We were going to the rainforest so… it rained. Which put some folk off. But it didn’t rain that much: the four of us who gathered to look at lichen ended up being able to look at things without too much watery difficulty.
Predictably, we got rather distracted before the main event. The moment we left the road at Seathwaite Bridge we found a wall jam-packed with typical saxicolous species: Parmelia saxatilis; Xanthoparmelia conspersa; Lecanora soralifera; Hypotrachyna revoluta sensu lato; Ochrolechia androgyna. So it was a while before we were heading up the slope from tree to tree, noting the difference between the lichens on older oaks and those on hazels, though some species like Thelotrema lepadinum seemed happy on both.

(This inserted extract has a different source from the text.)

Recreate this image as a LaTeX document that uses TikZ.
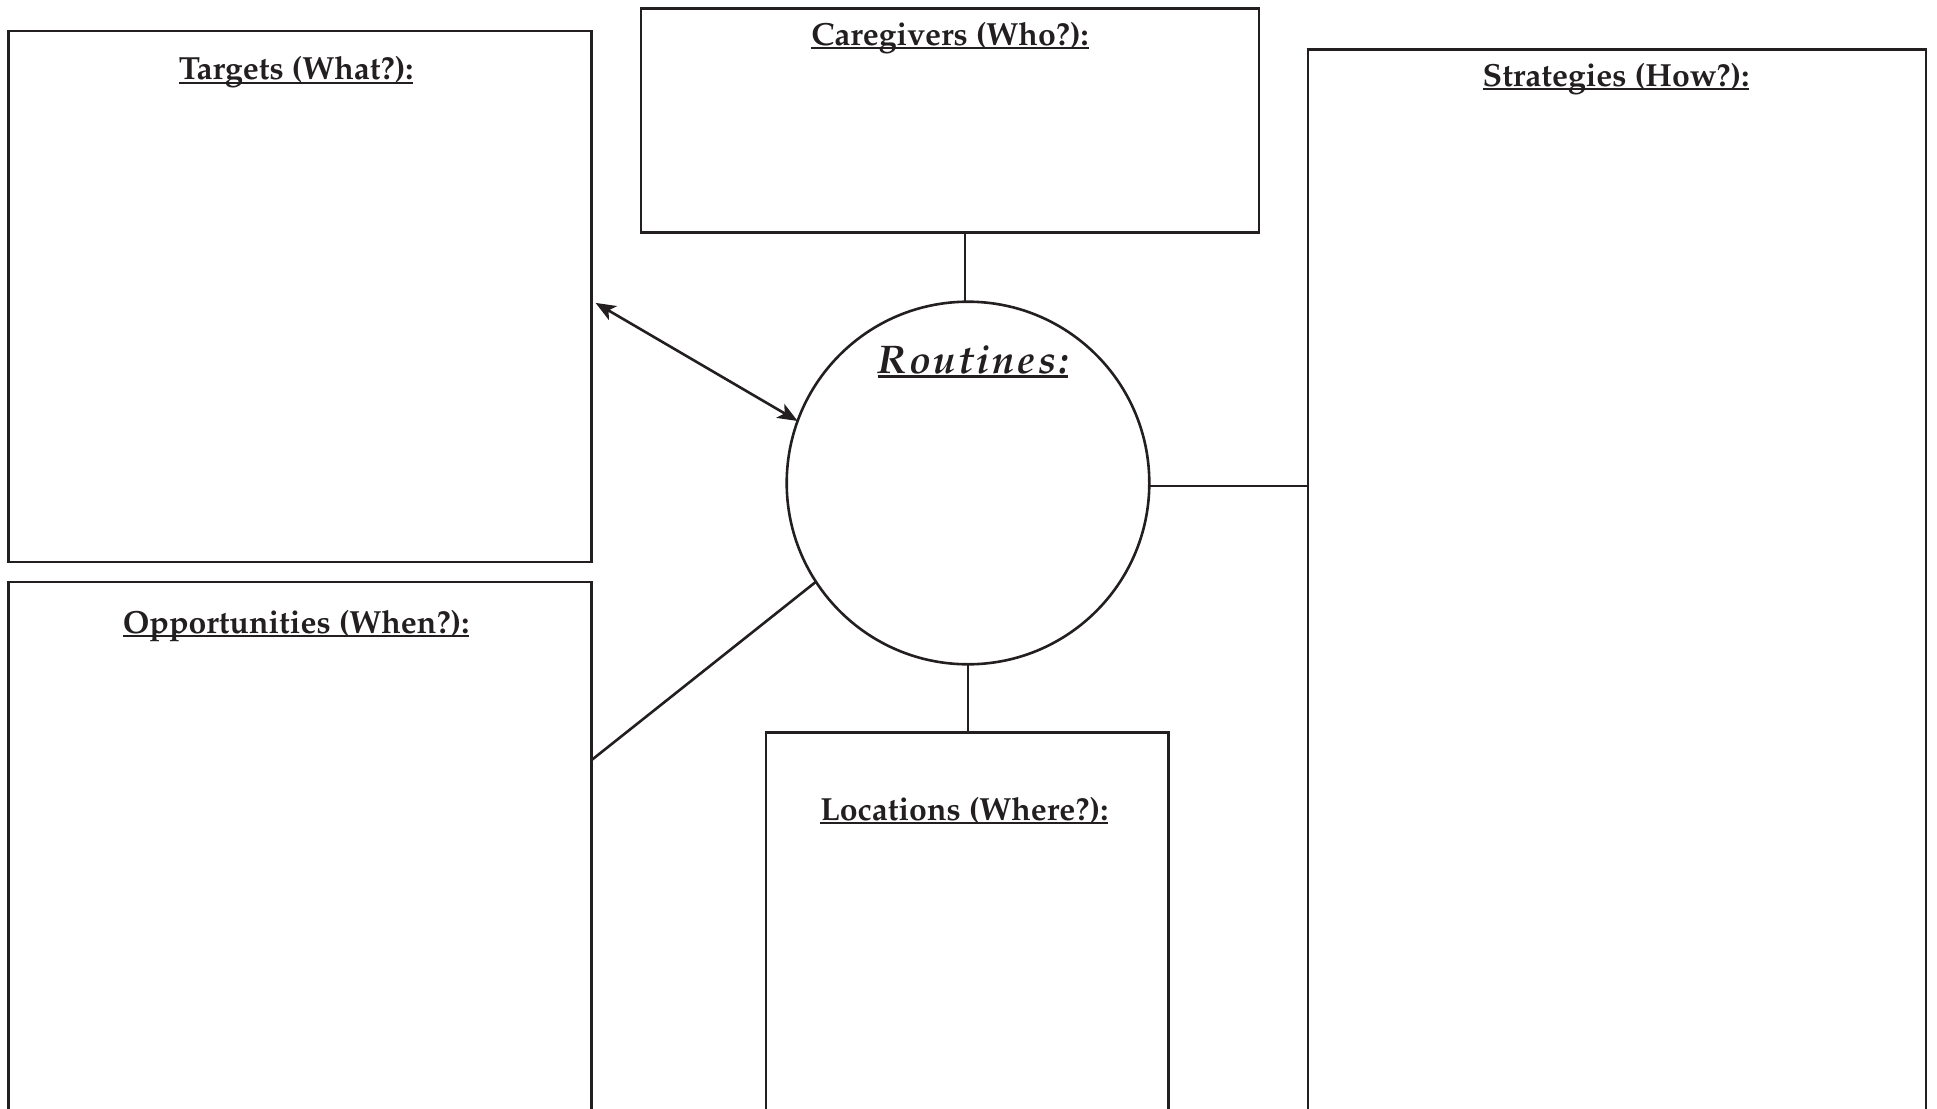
\documentclass[tikz,border=0pt]{standalone}
\usepackage[T1]{fontenc}
\renewcommand{\rmdefault}{ppl}
\usetikzlibrary{arrows.meta,calc}
\definecolor{ink}{RGB}{35,31,32}
\newcommand\myul[3][1.8pt]{\setbox0=\hbox{#3}\rlap{\rule[-#1]{\wd0}{#2}}\box0}
\newcommand\lsp{\kern1.3pt}
\begin{document}
\begin{tikzpicture}[x=0.5pt,y=-0.5pt,
  box/.style={draw=ink,line width=1.3pt,rectangle,anchor=north west,inner sep=0pt,outer sep=0pt},
  title/.style={anchor=base,inner sep=0pt,font=\fontsize{16}{19}\selectfont\bfseries,text=ink},
  link/.style={draw=ink,line width=1.3pt},
  mytip/.tip={Stealth[length=10pt,width=8pt,inset=2.5pt]}]
\useasboundingbox (0,0) rectangle (1937,1108);
\clip (0,0) rectangle (1937,1108);
% boxes
\node[box,minimum width=291.5pt,minimum height=265.5pt] (tgt) at (8.6,30.9) {};
\node[box,minimum width=309pt,minimum height=111.8pt] (cg) at (641,8.6) {};
\node[box,minimum width=309pt,minimum height=560pt] (str) at (1308,49.4) {};
\node[box,minimum width=291.5pt,minimum height=300pt] (opp) at (8.6,582) {};
\node[box,minimum width=201.3pt,minimum height=230pt] (loc) at (766,732.5) {};
\node[circle,draw=ink,line width=1.3pt,minimum size=181.3pt,inner sep=0pt,outer sep=0pt] (rt) at (968,483) {};
% titles
\node[title] (tgtT) at ($(tgt.north)+(-4,49)$) {\myul{0.9pt}{Targets (What?):}};
\node[title] (cgT) at ($(cg.north)+(0,37)$) {\myul{0.9pt}{Caregivers (Who?):}};
\node[title] (strT) at ($(str.north)+(-1,37)$) {\myul{0.9pt}{Strategies (How?):}};
\node[title] (oppT) at ($(opp.north)+(-4,51.6)$) {\myul{0.9pt}{Opportunities (When?):}};
\node[title] (locT) at ($(loc.north)+(-3,87.5)$) {\myul{0.9pt}{Locations (Where?):}};
\node[anchor=base,inner sep=0pt,text=ink,font=\fontsize{20}{24}\selectfont\bfseries\itshape] (rtT) at ($(rt.center)+(5,-110)$)
  {\myul[2.3pt]{1.1pt}{R\lsp o\lsp u\lsp t\lsp i\lsp n\lsp e\lsp s\lsp :}};
% connectors
\coordinate (tgtA) at ($(tgt.north east)+(4,272)$);
\coordinate (oppA) at ($(opp.north east)+(0,178)$);
\draw[link,mytip-mytip] (tgtA) -- (rt.160);
\draw[link] (rt.91.8) -- (rt.91.8 |- cg.south);
\draw[link] (rt.south) -- (rt.south |- loc.north);
\draw[link] (rt.-1.5) -- (rt.-1.5 -| str.west);
\draw[link] (rt.213) -- (oppA);
\end{tikzpicture}
\end{document}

It was, of course, the Lobarion lichens on the older ashes that stole the show. We were examining a Collema (subflaccidum I think) when we realised there was a profuse growth of Peltigera praetextata on the other side of the tree, which led us to notice the sorediate margins of Nephroma parile. The next tree had profuse Nephroma laevigatum for contrast, with apothecia the other way round from those on Peltigera. There was Sticta fuliginosa too, which had us sniffing our fingers for fish. At some point someone said “the more knackered the tree, the better the lichens” and I couldn’t disagree.

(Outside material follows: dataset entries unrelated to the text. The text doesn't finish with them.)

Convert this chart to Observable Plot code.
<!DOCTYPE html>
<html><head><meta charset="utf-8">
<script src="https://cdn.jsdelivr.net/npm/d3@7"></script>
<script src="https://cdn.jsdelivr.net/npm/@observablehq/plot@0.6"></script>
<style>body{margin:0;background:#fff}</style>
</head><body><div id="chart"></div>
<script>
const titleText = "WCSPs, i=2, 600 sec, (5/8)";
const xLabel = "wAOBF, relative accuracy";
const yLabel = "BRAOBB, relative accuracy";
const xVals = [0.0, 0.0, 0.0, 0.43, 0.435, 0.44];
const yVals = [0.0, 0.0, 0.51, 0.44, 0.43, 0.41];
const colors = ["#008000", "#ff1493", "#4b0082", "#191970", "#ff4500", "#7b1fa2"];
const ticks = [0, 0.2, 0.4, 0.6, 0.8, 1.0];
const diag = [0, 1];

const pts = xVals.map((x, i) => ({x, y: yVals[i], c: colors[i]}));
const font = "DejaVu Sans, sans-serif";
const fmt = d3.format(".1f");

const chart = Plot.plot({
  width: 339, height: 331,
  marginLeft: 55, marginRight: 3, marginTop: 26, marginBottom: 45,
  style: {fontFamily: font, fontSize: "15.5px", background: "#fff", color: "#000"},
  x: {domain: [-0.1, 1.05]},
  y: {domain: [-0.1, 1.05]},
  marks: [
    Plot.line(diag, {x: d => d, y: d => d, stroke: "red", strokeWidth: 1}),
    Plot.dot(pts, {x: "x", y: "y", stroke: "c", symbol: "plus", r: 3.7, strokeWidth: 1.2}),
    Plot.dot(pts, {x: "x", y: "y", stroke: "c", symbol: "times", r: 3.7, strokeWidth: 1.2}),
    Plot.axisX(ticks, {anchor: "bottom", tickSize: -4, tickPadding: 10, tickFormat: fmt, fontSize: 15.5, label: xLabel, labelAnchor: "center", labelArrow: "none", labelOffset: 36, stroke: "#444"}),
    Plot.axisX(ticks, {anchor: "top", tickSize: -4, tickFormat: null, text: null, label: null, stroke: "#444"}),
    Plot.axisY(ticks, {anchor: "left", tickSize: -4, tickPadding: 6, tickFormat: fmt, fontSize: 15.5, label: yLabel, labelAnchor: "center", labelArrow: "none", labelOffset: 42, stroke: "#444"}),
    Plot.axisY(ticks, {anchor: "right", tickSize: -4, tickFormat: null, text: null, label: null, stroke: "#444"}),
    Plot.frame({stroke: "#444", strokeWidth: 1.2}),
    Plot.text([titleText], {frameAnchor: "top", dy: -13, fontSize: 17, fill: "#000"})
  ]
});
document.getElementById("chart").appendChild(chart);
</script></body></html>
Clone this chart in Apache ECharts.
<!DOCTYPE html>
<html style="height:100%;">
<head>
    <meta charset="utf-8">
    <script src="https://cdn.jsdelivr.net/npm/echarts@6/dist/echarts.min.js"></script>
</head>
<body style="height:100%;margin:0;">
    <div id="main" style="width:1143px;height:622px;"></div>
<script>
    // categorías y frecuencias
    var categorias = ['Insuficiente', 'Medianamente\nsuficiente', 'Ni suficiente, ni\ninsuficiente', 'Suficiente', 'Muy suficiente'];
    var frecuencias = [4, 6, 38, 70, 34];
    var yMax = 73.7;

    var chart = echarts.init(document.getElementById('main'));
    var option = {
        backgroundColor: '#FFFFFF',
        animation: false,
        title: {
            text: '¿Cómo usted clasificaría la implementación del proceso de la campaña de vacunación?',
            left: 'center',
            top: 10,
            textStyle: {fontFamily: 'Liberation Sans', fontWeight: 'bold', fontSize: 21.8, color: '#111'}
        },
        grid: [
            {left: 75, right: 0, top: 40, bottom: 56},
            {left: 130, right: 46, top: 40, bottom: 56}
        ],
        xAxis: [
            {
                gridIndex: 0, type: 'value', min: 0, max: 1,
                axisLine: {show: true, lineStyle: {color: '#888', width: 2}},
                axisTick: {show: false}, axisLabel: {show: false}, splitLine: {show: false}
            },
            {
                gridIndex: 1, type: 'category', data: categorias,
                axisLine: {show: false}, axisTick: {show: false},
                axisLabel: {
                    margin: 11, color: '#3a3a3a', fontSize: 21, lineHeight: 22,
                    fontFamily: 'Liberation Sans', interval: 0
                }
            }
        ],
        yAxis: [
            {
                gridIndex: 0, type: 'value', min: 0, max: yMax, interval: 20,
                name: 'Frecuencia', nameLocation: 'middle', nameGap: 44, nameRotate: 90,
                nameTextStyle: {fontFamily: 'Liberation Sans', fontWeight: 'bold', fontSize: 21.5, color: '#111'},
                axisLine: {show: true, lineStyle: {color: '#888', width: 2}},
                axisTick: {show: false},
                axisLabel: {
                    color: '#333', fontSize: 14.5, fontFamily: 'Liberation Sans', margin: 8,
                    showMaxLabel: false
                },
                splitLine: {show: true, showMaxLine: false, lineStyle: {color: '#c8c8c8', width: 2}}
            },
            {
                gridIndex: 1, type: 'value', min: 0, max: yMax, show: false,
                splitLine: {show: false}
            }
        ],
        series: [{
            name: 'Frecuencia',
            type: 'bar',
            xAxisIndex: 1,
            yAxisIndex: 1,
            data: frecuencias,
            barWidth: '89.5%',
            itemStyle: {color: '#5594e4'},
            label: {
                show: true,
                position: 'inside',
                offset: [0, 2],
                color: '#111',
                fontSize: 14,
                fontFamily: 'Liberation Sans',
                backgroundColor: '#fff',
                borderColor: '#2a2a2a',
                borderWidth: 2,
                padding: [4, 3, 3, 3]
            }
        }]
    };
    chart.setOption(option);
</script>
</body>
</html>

There’s several curiosities about these Seathwaite woods. The ashes aren’t that big, but are very decrepit and have amazing lichens in spite of it being a mine and industrial site just a couple of hundred years ago. The Borrowdale yews, where we had lunch, are pretty enigmatic too. And there’s no Lobaria pulmonaria there. Except there is now, because of the translocations undertaken in 2020. We looked at a few of these: some were growing really healthily.
The translocations of dual morph Sticta canariensis were doing OK too: the brown lobes have cyanobacteria (“blue-green algae”) as the photobiont, whilst the green lobes that protrude from them have algae doing the job. The fungi is the same in both parts. We quickly found a larger, “free-living” population of dual morph S. canariensis, and then some large thalli of vivid green Ricasolia (was Lobaria) virens, complete with little volcanoes on the lobes and beautiful apothecia.
We made out way back through the wood, hopping from oak to ash to hazel but finally finished at an ash with the largest growth of Sticta I’ve ever seen. There was more than I could shake my stick at; great overlapping brackets cascaded down the trunk. I think it is Sticta sylvatica, but I struggle with telling the difference between that and S. fuliginosa.
I say finished, but of course we didn’t. There was a little revision on the wall at the entrance to the wood, and then a quick look at the Candelaria concolor on the rowans in the car park. Very different in scale, habitat requirements and conservation evaluation. There seemed rather more than I remembered. A nice little thing, even if it’s not as dramatic as the Lobarion.